Sebastian, a 5-foot-10, 200-pound safety from McDonough, Georgia, said he chose his football position after playing another physical sport one not often associated with his humid home state.

“I grew up playing hockey, and in hockey, you have to be really physical,” Sebastian said. “I was a defenseman and a forward, so when I translated over to football I wanted to be one of those guys that could defend people and go out and if I needed to make a physical play I could do that. I feel like safety was the best position for me. If you culminate all of those abilities and put it one, safety is that position.”

In 2015, Sebastian was supposed to be a starter for the Notre Dame defense. Instead, Sebastian suffered the all-too-familiar experience of a season-ending injury in the season opener against Texas.

“That was extremely difficult,” Sebastian said. “When I first got here, I was expected to play a major role for the team and last year was a good year for Notre Dame. I wish I could have been able to contribute but once I got injured, I was in the film room and the coaching rooms, coaching the guys and making sure I was still a part of the team and doing my duties.”

Despite uncertainty after he got injured, Sebastian was granted a sixth year of eligibility by the NCAA. He has recorded 16 total tackles (13 of them solo) and one pass deflection in nine games this season.

Sebastian said the help and support from his teammates, friends and family, including the memory of an old teammate, helped him get through his recovery.

“Playing this year has been great, and one of the things that has helped me is a lot of the people I have played with aren’t playing anymore or they don’t have the opportunity to do this big thing,” Sebastian said. “Also, my mom and my brother have helped me, of course.

“One of my really close friends passed away my junior year at Cal, Ted Agu, while working out.

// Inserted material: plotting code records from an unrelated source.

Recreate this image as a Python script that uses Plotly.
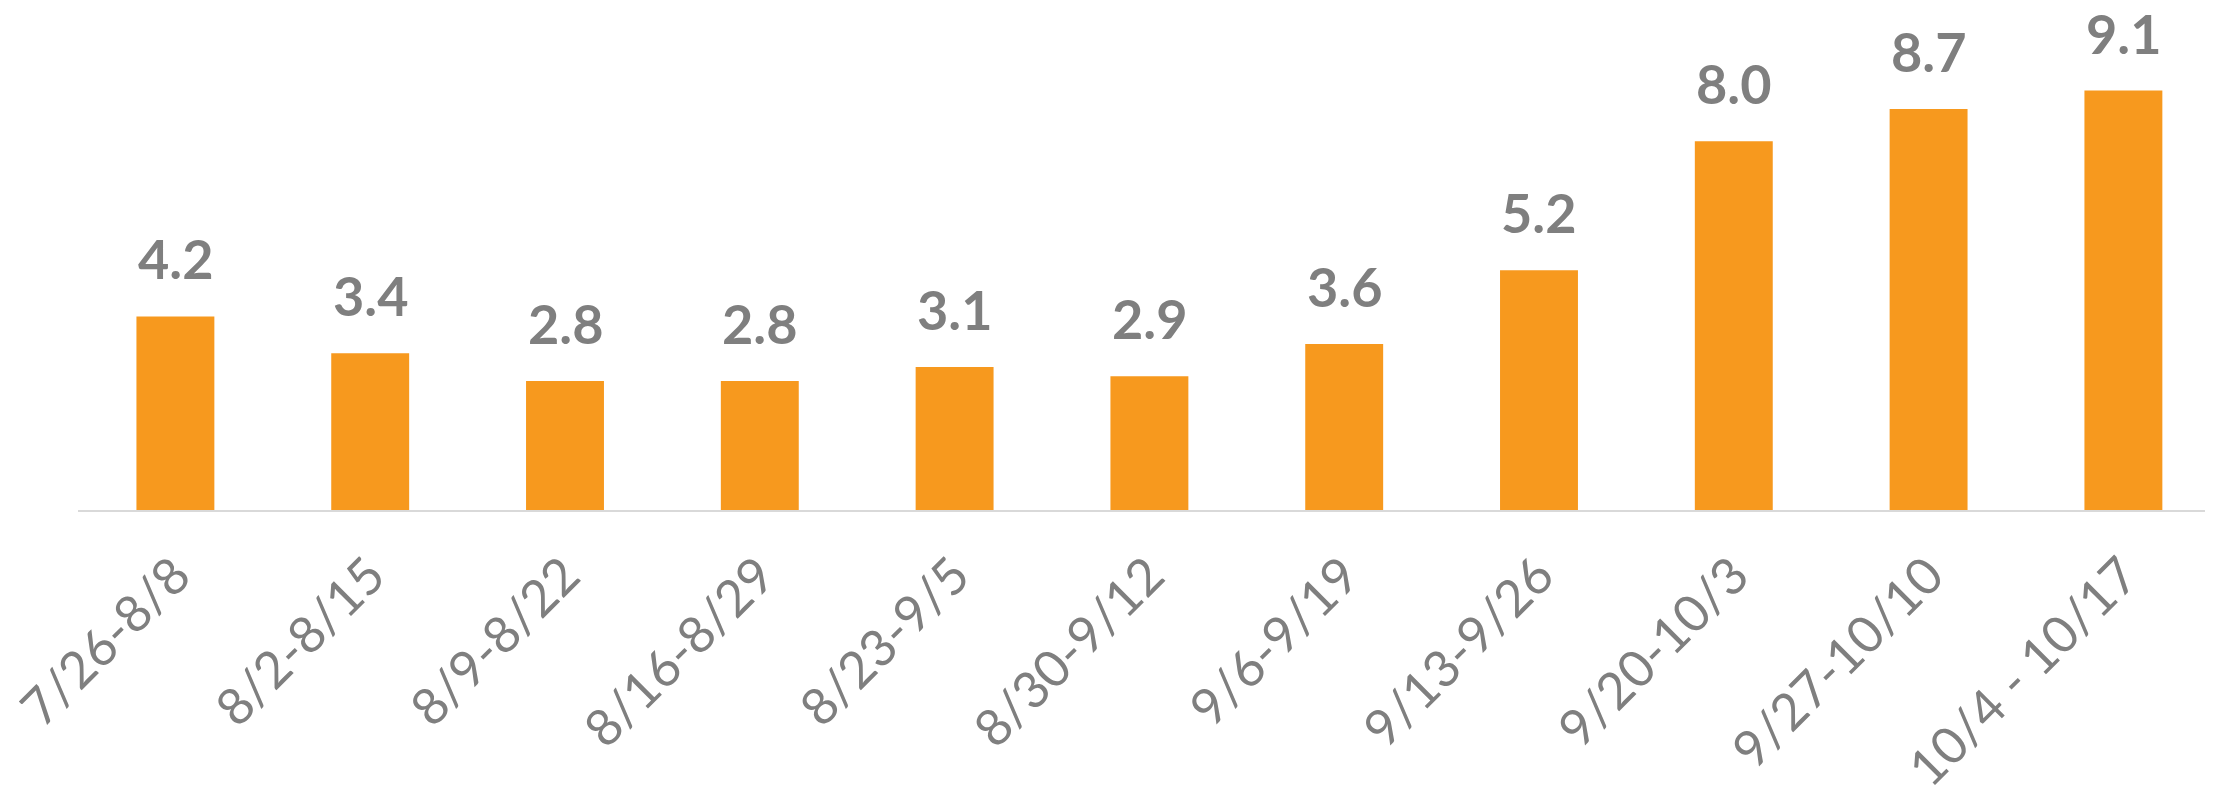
import plotly.graph_objects as go

categories = ["7/26-8/8", "8/2-8/15", "8/9-8/22", "8/16-8/29", "8/23-9/5", "8/30-9/12",
              "9/6-9/19", "9/13-9/26", "9/20-10/3", "9/27-10/10", "10/4 - 10/17"]
values = [4.2, 3.4, 2.8, 2.8, 3.1, 2.9, 3.6, 5.2, 8.0, 8.7, 9.1]
value_labels = ["4.2", "3.4", "2.8", "2.8", "3.1", "2.9", "3.6", "5.2", "8.0", "8.7", "9.1"]

BAR = "#F7991E"
GRAY = "#7F7F7F"

fig = go.Figure()
fig.add_trace(go.Bar(x=categories, y=values, marker=dict(color=BAR, line=dict(width=0)),
                     hoverinfo="x+y"))

for c, v, t in zip(categories, values, value_labels):
    fig.add_annotation(x=c, y=v, text=t, showarrow=False, yanchor="bottom", yshift=23,
                       font=dict(family="Lato", size=54, color=GRAY, weight="bold"))

fig.update_layout(
    width=2205, height=789,
    margin=dict(l=70, r=0, t=0, b=287),
    paper_bgcolor="white", plot_bgcolor="white",
    bargap=0.6, showlegend=False,
    xaxis=dict(type="category", range=[-0.5, 10.46], showline=True, linecolor="#D9D9D9",
               linewidth=2, showgrid=False, ticks="", tickangle=-45, ticklabelstandoff=13,
               automargin=False,
               tickfont=dict(family="Lato", size=51, color=GRAY)),
    yaxis=dict(range=[0, 10.89], visible=False, showgrid=False, zeroline=False,
               automargin=False),
)

fig.write_html("out.html")
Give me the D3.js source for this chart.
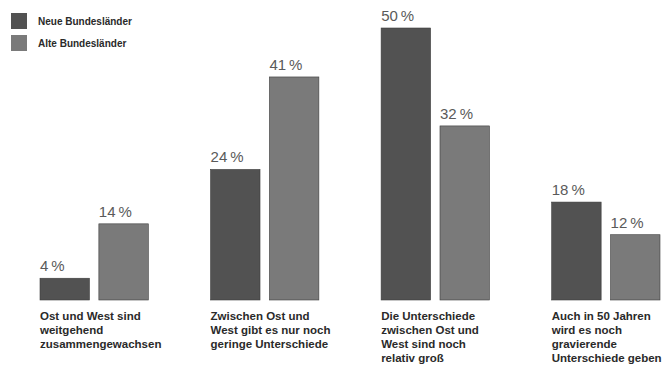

He passed away right in front of us. We’re just still playing for him. That’s why I always post the number 35.”

Sebastian graduated from California with a degree in sociology, and said trying to juggle both his football and academic commitments can be a struggle sometimes as he pursues his master’s.

“It is extremely hard,” Sebastian said. “You have to really have an incredible plan because you have to be committed to excellence in your academics and athletics. At Notre Dame, it’s really unique because when you’re on the football team and on the practice field every day you have to excel because the people you’re going against are the best people in the country as well. You have to be on you’re a game every practice, which is really strenuous. You have to do the extra things outside of practice just for practicing for games.

“Then when you are in the classroom, you’re with some of the smartest people in the world, and you can’t get left behind. The moment you get left behind is the moment you’ll be kicked out of the program or you won’t be at Notre Dame anymore. So it’s extremely hard and has to do a lot with time management.”

After his six years as a college football player are up after this season, Sebastian said what he’ll miss most is being around the coaches and teammates that made the experience so memorable.

“I would say just being in the locker room day in and day out,” Sebastian said. “I would say everything from this year, even though it’s a tough year, we’ve had a lot of good games that have come down to the last second. We’re playing in Texas in that unbelievable atmosphere and playing here at home games. Beating Miami on last second plays.

“Even just being around these guys, that’s what I’m going to miss once I leave football, so I’m just trying to cherish every second.”